Examples of Informal Formative Assessments

Monitoring: The teacher monitors the class to see if everyone is engaged. Observing students as they practice a skill helps teachers understand who needs help with what. 

Games: Tag or relay races. Alphabet naming. Interactive response sessions (including physical responses such as clapping and stomping). Play based learning is a great opportunity to observe progress, where young students let their guard down and reflect what they have learned. 

Parent Communication: Sending teacher-recommended activities to parents. When it comes to assessing learning progression, it’s great if parents help out by reinforcing the teachings at home. 

Journals: This is a more advanced form of formative assessments suitable for 1st graders. Journaling allows them to demonstrate their knowledge in words, numbers or pictures. 

Survey: Sometimes, it’s best to ask students directly if they have understood a particular lesson. They can indicate this by using fun methods like the Hand Thermometer (hands raised high if they understood and hands held low if they didn’t quite get it) and displaying coloured cards (each colour signifies a particular response). 

Partner Quizzes: Assessments can be turned into a group activity as well where young students quiz each other on what they have learned, and this activity is observed by a teacher.

4 Types of Formative Assessment Practices

Regardless of whether formal or informal formative assessments are used, it’s important that they follow best practices. NWEA, formerly known as Northwest Evaluation Association, lists four formative assessment practices that can be used to continuously gather evidence of learning to adapt teaching accordingly. 

For each best practice we have created a scale that shows the influence of formal and informal formative assessments.

Clarify what the students are to learn. Explain what they should know or be able to do.

                                                      Largely Formal

It’s imperative students understand what it is that they are learning and what their expectations are in class. As such there is more scope for one-on-one or group teaching.

 

Get evidence of where students are in their learning.

                                                      Largely Formal

Collecting evidence requires hard data. Such assessments can be done on a tablet or by building a learner’s profile by looking at all completed activities thus far.

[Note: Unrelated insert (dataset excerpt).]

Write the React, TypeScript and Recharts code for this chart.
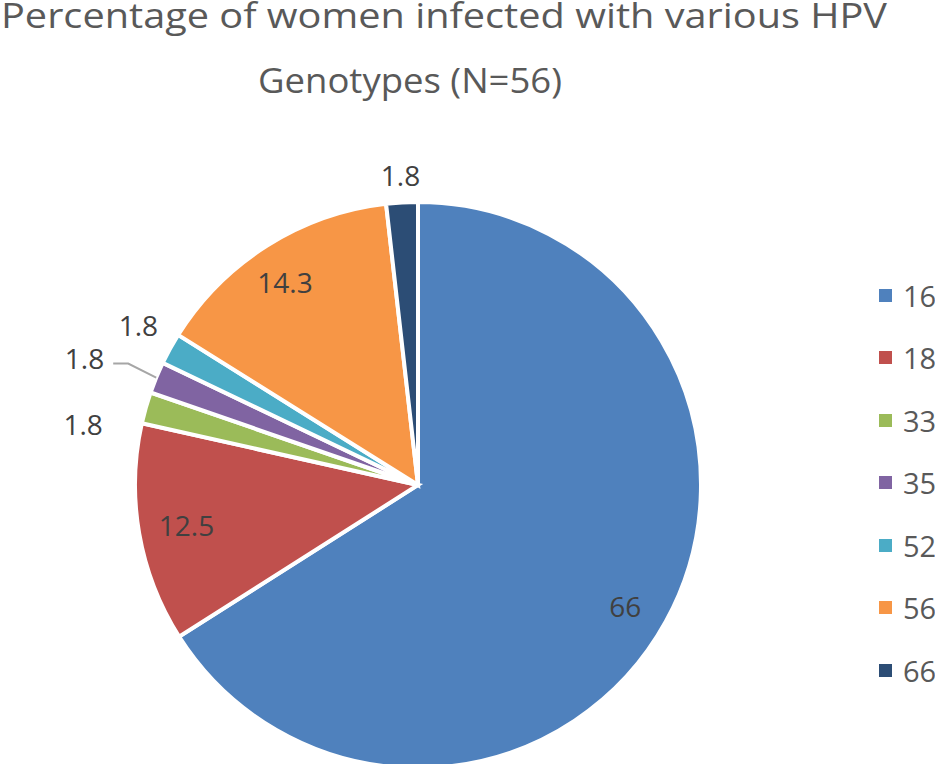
import React from 'react';
import { PieChart, Pie, Cell, Legend } from 'recharts';

const genotypes = ['16', '18', '33', '35', '52', '56', '66'];
const percentages = [66, 12.5, 1.8, 1.8, 1.8, 14.3, 1.8];
const sliceColors = ['#4F81BD', '#C0504D', '#9BBB59', '#8064A2', '#4BACC6', '#F79646', '#2C4D75'];

const data = genotypes.map((g, i) => ({ name: g, value: percentages[i] }));

const RAD = Math.PI / 180;
const font = "'Open Sans', sans-serif";

// label placement per slice: radius along the mid angle, then a nudge
const labelPlace: any[] = [
  { r: 240, anchor: 'middle', dx: -3, dy: 5 },
  { r: 235, anchor: 'middle', dx: 0, dy: 0 },
  { r: 310, anchor: 'end', dx: -17, dy: 24 },
  { r: 283, anchor: 'end', dx: -52, dy: -20, leader: true },
  { r: 300, anchor: 'end', dx: 3, dy: -15 },
  { r: 242, anchor: 'middle', dx: -4, dy: 2 },
  { r: 310, anchor: 'middle', dx: 0, dy: 0 },
];

const renderLabel = (props: any) => {
  const { cx, cy, midAngle, index, value } = props;
  const p = labelPlace[index];
  const ex = cx + p.r * Math.cos(-midAngle * RAD);
  const ey = cy + p.r * Math.sin(-midAngle * RAD);
  const x = ex + p.dx;
  const y = ey + p.dy;
  return (
    <g key={'lbl' + index}>
      {p.leader && (
        <polyline
          points={`${ex},${ey} ${x + 24},${y + 6} ${x + 9},${y + 6}`}
          fill="none"
          stroke="#A6A6A6"
          strokeWidth={2}
        />
      )}
      <text x={x} y={y} textAnchor={p.anchor} dominantBaseline="central"
        fill="#404040" fontSize={28} fontFamily={font}>
        {value}
      </text>
    </g>
  );
};

const renderLegend = (props: any) => {
  const { payload } = props;
  return (
    <div>
      {payload.map((entry: any, i: number) => (
        <div key={i} style={{ display: 'flex', alignItems: 'center', height: 62.5 }}>
          <span style={{ width: 13, height: 13, background: entry.color, marginRight: 11, display: 'inline-block' }} />
          <span style={{ fontFamily: font, fontSize: 29, color: '#595959', lineHeight: 1 }}>{entry.value}</span>
        </div>
      ))}
    </div>
  );
};

const App = () => {
  return (
    <div style={{ position: 'absolute', left: 0, top: 0, width: 935, height: 764, background: '#fff', overflow: 'hidden' }}>
      <svg width={935} height={120} style={{ position: 'absolute', left: 0, top: 0 }}>
        <text x={1} y={28} fill="#595959" fontSize={35} fontFamily={font}
          textLength={886} lengthAdjust="spacingAndGlyphs">
          Percentage of women infected with various HPV
        </text>
        <text x={258} y={93} fill="#595959" fontSize={35} fontFamily={font}
          textLength={304} lengthAdjust="spacingAndGlyphs">
          Genotypes (N=56)
        </text>
      </svg>
      <PieChart width={935} height={764} margin={{ top: 0, right: 0, bottom: 0, left: 0 }}>
        <Pie
          data={data}
          dataKey="value"
          nameKey="name"
          cx={418}
          cy={485}
          outerRadius={283}
          startAngle={90}
          endAngle={-270}
          stroke="#fff"
          strokeWidth={4}
          label={renderLabel}
          labelLine={false}
          isAnimationActive={false}
        >
          {data.map((d, i) => (
            <Cell key={d.name} fill={sliceColors[i]} />
          ))}
        </Pie>
        <Legend
          layout="vertical"
          align="right"
          verticalAlign="top"
          content={renderLegend}
          wrapperStyle={{ position: 'absolute', left: 879, top: 264, width: 60 }}
        />
      </PieChart>
    </div>
  );
};

export default App;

Different standards of progress can be created using a rubric.

 

Provide feedback to students on what to work on.

                                             Equally Informal and Formal

High degree of interaction with students is required to provide feedback, but the feedback also relates back to a formal assessment of their latest activities.

 

Activate early learners by getting them to own their learning.

                                                     Equally Informal and Formal

All improvements should be reflected in a report. Teachers and parents may share such reports with young students to incentivize further learning growth. Using a rubric sets clear expectations on what is to be achieved.

Why Formative Assessment is a Good Fit for Early Learning

Early education innovator and researcher Dr. Shannon Riley Ayers writes that formative assessment is “a critical piece of a balanced, comprehensive system of assessment for young children.”

It is systematic, but individualized. 

It is all encompassing in considering every aspect of a child’s learning and development.

It is not the collection of data, but the use of data.

It is a strengths-based approach. 

It is suited for differentiated instruction

In this article, we highlighted the importance of formative assessments, and how it precedes most other forms of assessments such as summative assessments and standardized assessments. 

So, what’s best for early learning? Our research shows that the right way to approach formative assessments is to take a balanced approach, which utilizes both formal and informal methods of assessment. At the end of the day, assessments should be useful to the educator and fun for early learners.